In a blog post, Gebru's supporters said she didn't resign from her position at Google, disputing a public statement made by Google head of research Jeff Dean. Last week, Dean tweeted an email he sent to Google employees about the researcher's exit, citing "concern over Timnit's resignation."

But Gebru has said she was fired by Google. In a series of tweets last week, Gebru said she hadn't resigned. However, Gebru said Megan Kacholiar, a vice president of engineering at Google, had emailed Gebru's direct reports to say she "accepted my resignation."

"We're setting the record straight on Dr. Timnit Gebru's firing," the blog post says.

Google and Gebru didn't respond to requests for comment.

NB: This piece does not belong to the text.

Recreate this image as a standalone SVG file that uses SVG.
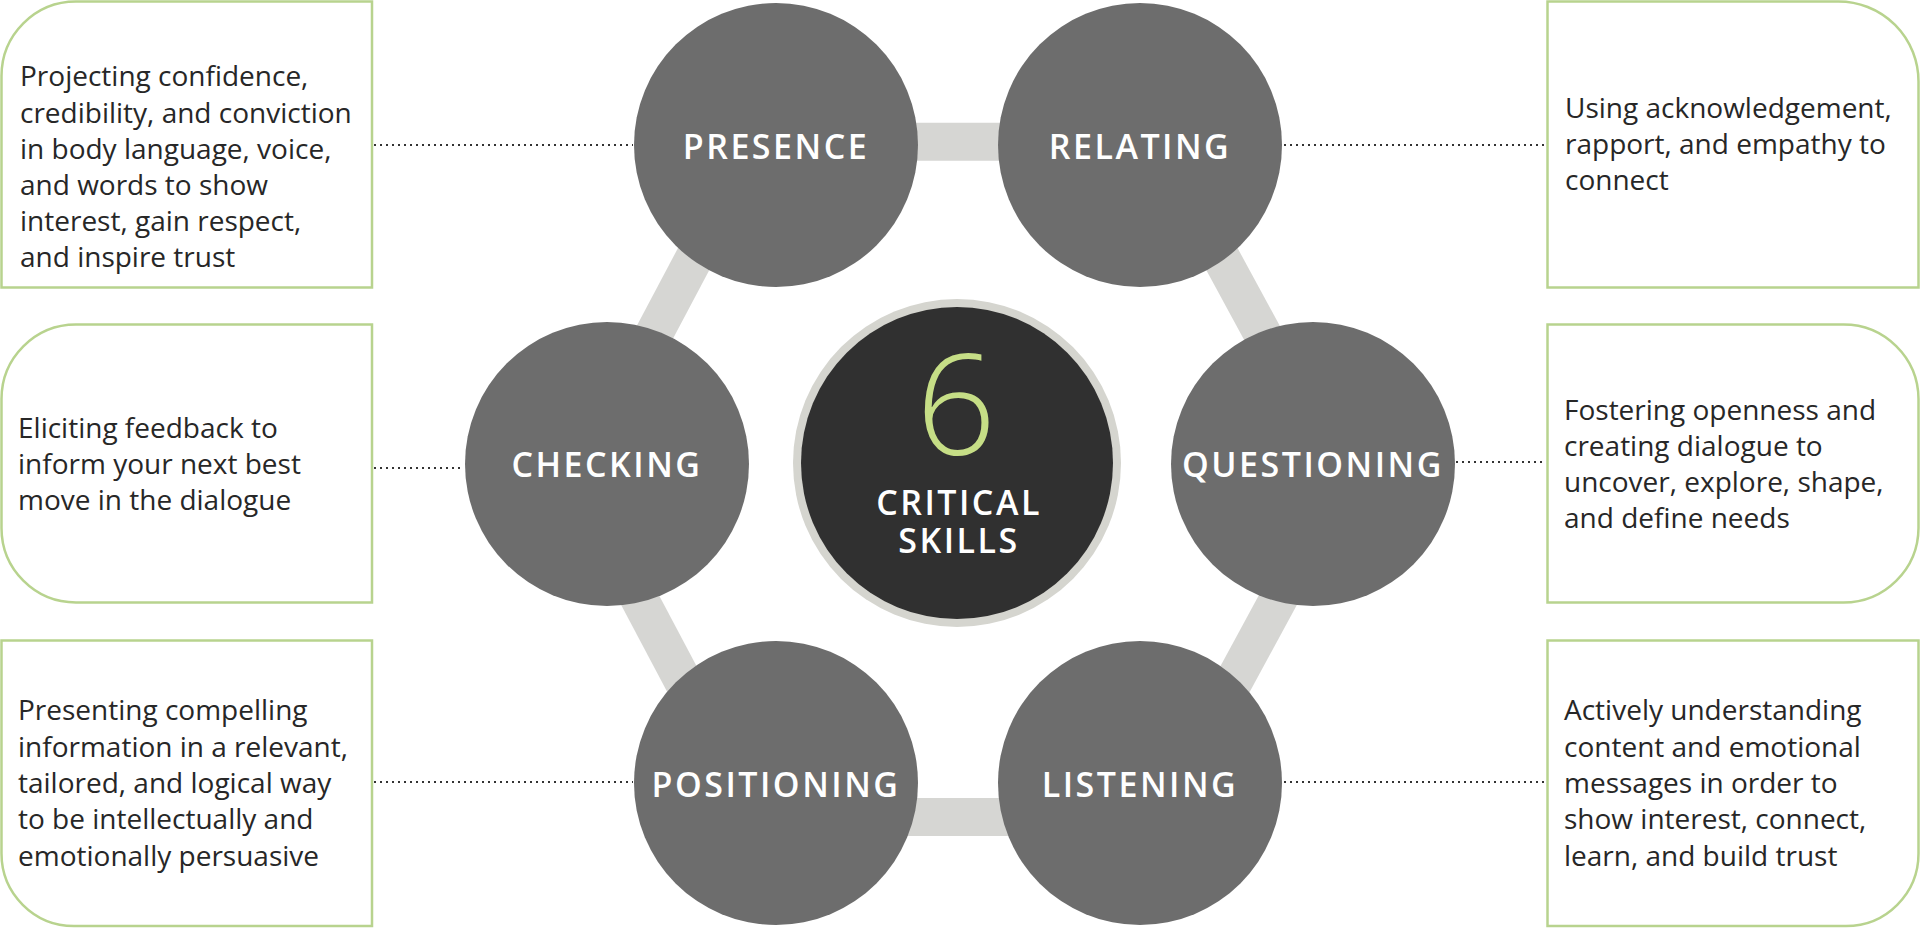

At the center of the controversy is a research paper written by Gebru and four other Google employees about risks for bias when it comes to large language models in AI. The paper also examines models used in Google products including the company's marquee search engine. Gebru has said she and her colleagues were asked to retract the paper or take their names off of it. 

Google said the problem arose because Gebru and her team didn't follow Google's process for submitting research papers for approval, which Dean said requires a two-week window. Gebru's supporters said in the blog post that there's no "hard requirement" for the lead-up time and that "just under half" of papers are submitted with a day's notice or less. 

"So it is clear that this is a standard which was applied unevenly and discriminatorily," the group said. The blog post was published to the Medium account of Google walkout organizers, a group of current and former employees who put together a worldwide protest against the company in 2018 over its handling of sexual misconduct allegations against senior executives.

The blog post comes days after Gebru's departure set off a firestorm in the tech industry last week when she tweeted about her situation with Google. Almost 2,000 Google workers, as well as more than 2,600 other industry professionals, have signed an open letter in support of Gebru, which was also posted by Google walkout organizers.

The incident involving Gebru has intensified already fraught relations between Google management and some in its rank-and-file workforce. On the same day that Gebru tweeted about her departure, Google was accused by the US National Labor Relations Board of retaliating against workers who organized protests against the search giant. In a complaint, the agency said Google broke US labor laws by surveilling, interrogating and firing activist employees.